## Short task
Present the data once more in exactly its original form.
* Start Given information *
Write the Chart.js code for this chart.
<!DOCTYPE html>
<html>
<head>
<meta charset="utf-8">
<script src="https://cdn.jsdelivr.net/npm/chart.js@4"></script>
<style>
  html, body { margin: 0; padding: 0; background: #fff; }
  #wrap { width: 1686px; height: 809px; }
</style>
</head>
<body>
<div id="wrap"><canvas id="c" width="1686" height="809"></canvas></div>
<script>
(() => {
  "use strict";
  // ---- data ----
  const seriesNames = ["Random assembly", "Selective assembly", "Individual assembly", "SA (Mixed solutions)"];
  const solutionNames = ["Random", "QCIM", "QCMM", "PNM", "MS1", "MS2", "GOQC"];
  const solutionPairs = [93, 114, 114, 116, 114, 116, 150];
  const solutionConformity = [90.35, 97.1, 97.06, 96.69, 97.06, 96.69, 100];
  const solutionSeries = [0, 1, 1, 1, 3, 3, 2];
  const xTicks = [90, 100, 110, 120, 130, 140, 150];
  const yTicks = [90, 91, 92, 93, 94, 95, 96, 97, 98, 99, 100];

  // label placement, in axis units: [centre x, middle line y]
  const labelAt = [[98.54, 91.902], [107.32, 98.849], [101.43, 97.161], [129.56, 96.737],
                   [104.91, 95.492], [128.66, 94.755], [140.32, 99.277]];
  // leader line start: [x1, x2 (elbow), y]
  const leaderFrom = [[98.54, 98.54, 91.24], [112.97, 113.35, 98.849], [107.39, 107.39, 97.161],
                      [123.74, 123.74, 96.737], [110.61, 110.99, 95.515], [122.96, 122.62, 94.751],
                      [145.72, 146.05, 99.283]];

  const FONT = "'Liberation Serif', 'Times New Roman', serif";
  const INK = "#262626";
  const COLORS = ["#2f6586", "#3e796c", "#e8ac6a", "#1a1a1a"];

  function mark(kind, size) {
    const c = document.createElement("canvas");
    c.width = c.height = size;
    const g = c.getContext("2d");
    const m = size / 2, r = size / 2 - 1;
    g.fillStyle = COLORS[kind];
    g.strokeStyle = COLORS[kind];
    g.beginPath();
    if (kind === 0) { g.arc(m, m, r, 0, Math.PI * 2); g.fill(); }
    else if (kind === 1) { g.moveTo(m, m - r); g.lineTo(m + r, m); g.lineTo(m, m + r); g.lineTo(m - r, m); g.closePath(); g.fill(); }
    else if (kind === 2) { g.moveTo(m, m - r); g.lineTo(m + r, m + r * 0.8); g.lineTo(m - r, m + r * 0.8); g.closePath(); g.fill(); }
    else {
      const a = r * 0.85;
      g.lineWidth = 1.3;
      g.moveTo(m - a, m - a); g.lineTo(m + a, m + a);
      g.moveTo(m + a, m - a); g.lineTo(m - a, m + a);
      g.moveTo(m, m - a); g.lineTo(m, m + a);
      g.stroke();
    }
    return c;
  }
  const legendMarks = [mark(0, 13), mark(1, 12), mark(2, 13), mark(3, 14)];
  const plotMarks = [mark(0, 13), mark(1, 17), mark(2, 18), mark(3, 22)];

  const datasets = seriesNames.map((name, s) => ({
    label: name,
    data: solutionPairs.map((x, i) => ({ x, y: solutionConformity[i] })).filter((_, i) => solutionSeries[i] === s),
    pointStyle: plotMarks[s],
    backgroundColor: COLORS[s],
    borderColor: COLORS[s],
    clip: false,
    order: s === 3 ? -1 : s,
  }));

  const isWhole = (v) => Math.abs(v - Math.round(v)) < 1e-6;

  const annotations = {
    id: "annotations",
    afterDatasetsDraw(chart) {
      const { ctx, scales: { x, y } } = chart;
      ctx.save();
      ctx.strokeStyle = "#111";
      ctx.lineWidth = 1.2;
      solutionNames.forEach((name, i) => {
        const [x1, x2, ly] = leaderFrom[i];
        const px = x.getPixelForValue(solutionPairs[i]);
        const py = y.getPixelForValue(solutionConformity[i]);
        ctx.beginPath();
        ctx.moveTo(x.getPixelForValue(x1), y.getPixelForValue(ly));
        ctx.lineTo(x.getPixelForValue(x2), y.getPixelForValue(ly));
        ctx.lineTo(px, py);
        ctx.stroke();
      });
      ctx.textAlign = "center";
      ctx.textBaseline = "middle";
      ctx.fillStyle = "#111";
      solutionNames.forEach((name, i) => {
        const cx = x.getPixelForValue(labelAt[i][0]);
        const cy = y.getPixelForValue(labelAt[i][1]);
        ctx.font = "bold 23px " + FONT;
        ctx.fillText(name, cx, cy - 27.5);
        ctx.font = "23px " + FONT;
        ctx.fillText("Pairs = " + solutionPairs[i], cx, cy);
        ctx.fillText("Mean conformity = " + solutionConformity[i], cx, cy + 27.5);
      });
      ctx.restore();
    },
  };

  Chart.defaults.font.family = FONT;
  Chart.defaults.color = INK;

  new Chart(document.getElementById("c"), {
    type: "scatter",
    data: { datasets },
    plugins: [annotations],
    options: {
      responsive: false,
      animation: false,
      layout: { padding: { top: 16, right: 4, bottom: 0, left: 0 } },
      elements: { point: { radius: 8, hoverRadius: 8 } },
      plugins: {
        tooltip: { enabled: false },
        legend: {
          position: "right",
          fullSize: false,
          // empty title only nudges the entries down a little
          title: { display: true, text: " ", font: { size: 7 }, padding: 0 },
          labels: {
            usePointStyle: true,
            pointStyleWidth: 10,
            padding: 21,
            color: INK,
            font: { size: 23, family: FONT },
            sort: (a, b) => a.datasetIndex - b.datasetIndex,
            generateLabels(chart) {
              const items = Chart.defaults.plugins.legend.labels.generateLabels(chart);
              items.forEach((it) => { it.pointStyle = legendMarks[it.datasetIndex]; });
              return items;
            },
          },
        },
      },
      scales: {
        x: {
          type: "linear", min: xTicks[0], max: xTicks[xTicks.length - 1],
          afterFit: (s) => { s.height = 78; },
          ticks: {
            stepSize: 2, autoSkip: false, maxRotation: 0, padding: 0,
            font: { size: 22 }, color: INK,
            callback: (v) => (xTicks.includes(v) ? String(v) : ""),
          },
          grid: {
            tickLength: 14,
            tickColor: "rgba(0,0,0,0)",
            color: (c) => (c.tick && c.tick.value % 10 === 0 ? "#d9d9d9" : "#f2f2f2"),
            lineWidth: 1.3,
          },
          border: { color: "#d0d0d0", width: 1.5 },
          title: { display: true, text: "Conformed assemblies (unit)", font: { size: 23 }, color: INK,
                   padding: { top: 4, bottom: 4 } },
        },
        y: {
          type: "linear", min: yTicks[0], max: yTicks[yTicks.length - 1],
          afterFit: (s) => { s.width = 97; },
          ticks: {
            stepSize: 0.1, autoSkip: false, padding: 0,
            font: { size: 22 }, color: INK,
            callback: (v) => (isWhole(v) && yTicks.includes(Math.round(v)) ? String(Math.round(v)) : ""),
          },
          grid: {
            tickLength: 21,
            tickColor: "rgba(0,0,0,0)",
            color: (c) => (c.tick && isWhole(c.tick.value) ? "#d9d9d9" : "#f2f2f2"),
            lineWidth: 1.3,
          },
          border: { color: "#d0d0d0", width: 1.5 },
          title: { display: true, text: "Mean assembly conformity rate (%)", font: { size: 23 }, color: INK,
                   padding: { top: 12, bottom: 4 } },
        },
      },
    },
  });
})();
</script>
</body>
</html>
* End Given information *
## Task result
Write the Chart.js code for this chart.
<!DOCTYPE html>
<html>
<head>
<meta charset="utf-8">
<script src="https://cdn.jsdelivr.net/npm/chart.js@4"></script>
<style>
  html, body { margin: 0; padding: 0; background: #fff; }
  #wrap { width: 1686px; height: 809px; }
</style>
</head>
<body>
<div id="wrap"><canvas id="c" width="1686" height="809"></canvas></div>
<script>
(() => {
  "use strict";
  // ---- data ----
  const seriesNames = ["Random assembly", "Selective assembly", "Individual assembly", "SA (Mixed solutions)"];
  const solutionNames = ["Random", "QCIM", "QCMM", "PNM", "MS1", "MS2", "GOQC"];
  const solutionPairs = [93, 114, 114, 116, 114, 116, 150];
  const solutionConformity = [90.35, 97.1, 97.06, 96.69, 97.06, 96.69, 100];
  const solutionSeries = [0, 1, 1, 1, 3, 3, 2];
  const xTicks = [90, 100, 110, 120, 130, 140, 150];
  const yTicks = [90, 91, 92, 93, 94, 95, 96, 97, 98, 99, 100];

  // label placement, in axis units: [centre x, middle line y]
  const labelAt = [[98.54, 91.902], [107.32, 98.849], [101.43, 97.161], [129.56, 96.737],
                   [104.91, 95.492], [128.66, 94.755], [140.32, 99.277]];
  // leader line start: [x1, x2 (elbow), y]
  const leaderFrom = [[98.54, 98.54, 91.24], [112.97, 113.35, 98.849], [107.39, 107.39, 97.161],
                      [123.74, 123.74, 96.737], [110.61, 110.99, 95.515], [122.96, 122.62, 94.751],
                      [145.72, 146.05, 99.283]];

  const FONT = "'Liberation Serif', 'Times New Roman', serif";
  const INK = "#262626";
  const COLORS = ["#2f6586", "#3e796c", "#e8ac6a", "#1a1a1a"];

  function mark(kind, size) {
    const c = document.createElement("canvas");
    c.width = c.height = size;
    const g = c.getContext("2d");
    const m = size / 2, r = size / 2 - 1;
    g.fillStyle = COLORS[kind];
    g.strokeStyle = COLORS[kind];
    g.beginPath();
    if (kind === 0) { g.arc(m, m, r, 0, Math.PI * 2); g.fill(); }
    else if (kind === 1) { g.moveTo(m, m - r); g.lineTo(m + r, m); g.lineTo(m, m + r); g.lineTo(m - r, m); g.closePath(); g.fill(); }
    else if (kind === 2) { g.moveTo(m, m - r); g.lineTo(m + r, m + r * 0.8); g.lineTo(m - r, m + r * 0.8); g.closePath(); g.fill(); }
    else {
      const a = r * 0.85;
      g.lineWidth = 1.3;
      g.moveTo(m - a, m - a); g.lineTo(m + a, m + a);
      g.moveTo(m + a, m - a); g.lineTo(m - a, m + a);
      g.moveTo(m, m - a); g.lineTo(m, m + a);
      g.stroke();
    }
    return c;
  }
  const legendMarks = [mark(0, 13), mark(1, 12), mark(2, 13), mark(3, 14)];
  const plotMarks = [mark(0, 13), mark(1, 17), mark(2, 18), mark(3, 22)];

  const datasets = seriesNames.map((name, s) => ({
    label: name,
    data: solutionPairs.map((x, i) => ({ x, y: solutionConformity[i] })).filter((_, i) => solutionSeries[i] === s),
    pointStyle: plotMarks[s],
    backgroundColor: COLORS[s],
    borderColor: COLORS[s],
    clip: false,
    order: s === 3 ? -1 : s,
  }));

  const isWhole = (v) => Math.abs(v - Math.round(v)) < 1e-6;

  const annotations = {
    id: "annotations",
    afterDatasetsDraw(chart) {
      const { ctx, scales: { x, y } } = chart;
      ctx.save();
      ctx.strokeStyle = "#111";
      ctx.lineWidth = 1.2;
      solutionNames.forEach((name, i) => {
        const [x1, x2, ly] = leaderFrom[i];
        const px = x.getPixelForValue(solutionPairs[i]);
        const py = y.getPixelForValue(solutionConformity[i]);
        ctx.beginPath();
        ctx.moveTo(x.getPixelForValue(x1), y.getPixelForValue(ly));
        ctx.lineTo(x.getPixelForValue(x2), y.getPixelForValue(ly));
        ctx.lineTo(px, py);
        ctx.stroke();
      });
      ctx.textAlign = "center";
      ctx.textBaseline = "middle";
      ctx.fillStyle = "#111";
      solutionNames.forEach((name, i) => {
        const cx = x.getPixelForValue(labelAt[i][0]);
        const cy = y.getPixelForValue(labelAt[i][1]);
        ctx.font = "bold 23px " + FONT;
        ctx.fillText(name, cx, cy - 27.5);
        ctx.font = "23px " + FONT;
        ctx.fillText("Pairs = " + solutionPairs[i], cx, cy);
        ctx.fillText("Mean conformity = " + solutionConformity[i], cx, cy + 27.5);
      });
      ctx.restore();
    },
  };

  Chart.defaults.font.family = FONT;
  Chart.defaults.color = INK;

  new Chart(document.getElementById("c"), {
    type: "scatter",
    data: { datasets },
    plugins: [annotations],
    options: {
      responsive: false,
      animation: false,
      layout: { padding: { top: 16, right: 4, bottom: 0, left: 0 } },
      elements: { point: { radius: 8, hoverRadius: 8 } },
      plugins: {
        tooltip: { enabled: false },
        legend: {
          position: "right",
          fullSize: false,
          // empty title only nudges the entries down a little
          title: { display: true, text: " ", font: { size: 7 }, padding: 0 },
          labels: {
            usePointStyle: true,
            pointStyleWidth: 10,
            padding: 21,
            color: INK,
            font: { size: 23, family: FONT },
            sort: (a, b) => a.datasetIndex - b.datasetIndex,
            generateLabels(chart) {
              const items = Chart.defaults.plugins.legend.labels.generateLabels(chart);
              items.forEach((it) => { it.pointStyle = legendMarks[it.datasetIndex]; });
              return items;
            },
          },
        },
      },
      scales: {
        x: {
          type: "linear", min: xTicks[0], max: xTicks[xTicks.length - 1],
          afterFit: (s) => { s.height = 78; },
          ticks: {
            stepSize: 2, autoSkip: false, maxRotation: 0, padding: 0,
            font: { size: 22 }, color: INK,
            callback: (v) => (xTicks.includes(v) ? String(v) : ""),
          },
          grid: {
            tickLength: 14,
            tickColor: "rgba(0,0,0,0)",
            color: (c) => (c.tick && c.tick.value % 10 === 0 ? "#d9d9d9" : "#f2f2f2"),
            lineWidth: 1.3,
          },
          border: { color: "#d0d0d0", width: 1.5 },
          title: { display: true, text: "Conformed assemblies (unit)", font: { size: 23 }, color: INK,
                   padding: { top: 4, bottom: 4 } },
        },
        y: {
          type: "linear", min: yTicks[0], max: yTicks[yTicks.length - 1],
          afterFit: (s) => { s.width = 97; },
          ticks: {
            stepSize: 0.1, autoSkip: false, padding: 0,
            font: { size: 22 }, color: INK,
            callback: (v) => (isWhole(v) && yTicks.includes(Math.round(v)) ? String(Math.round(v)) : ""),
          },
          grid: {
            tickLength: 21,
            tickColor: "rgba(0,0,0,0)",
            color: (c) => (c.tick && isWhole(c.tick.value) ? "#d9d9d9" : "#f2f2f2"),
            lineWidth: 1.3,
          },
          border: { color: "#d0d0d0", width: 1.5 },
          title: { display: true, text: "Mean assembly conformity rate (%)", font: { size: 23 }, color: INK,
                   padding: { top: 12, bottom: 4 } },
        },
      },
    },
  });
})();
</script>
</body>
</html>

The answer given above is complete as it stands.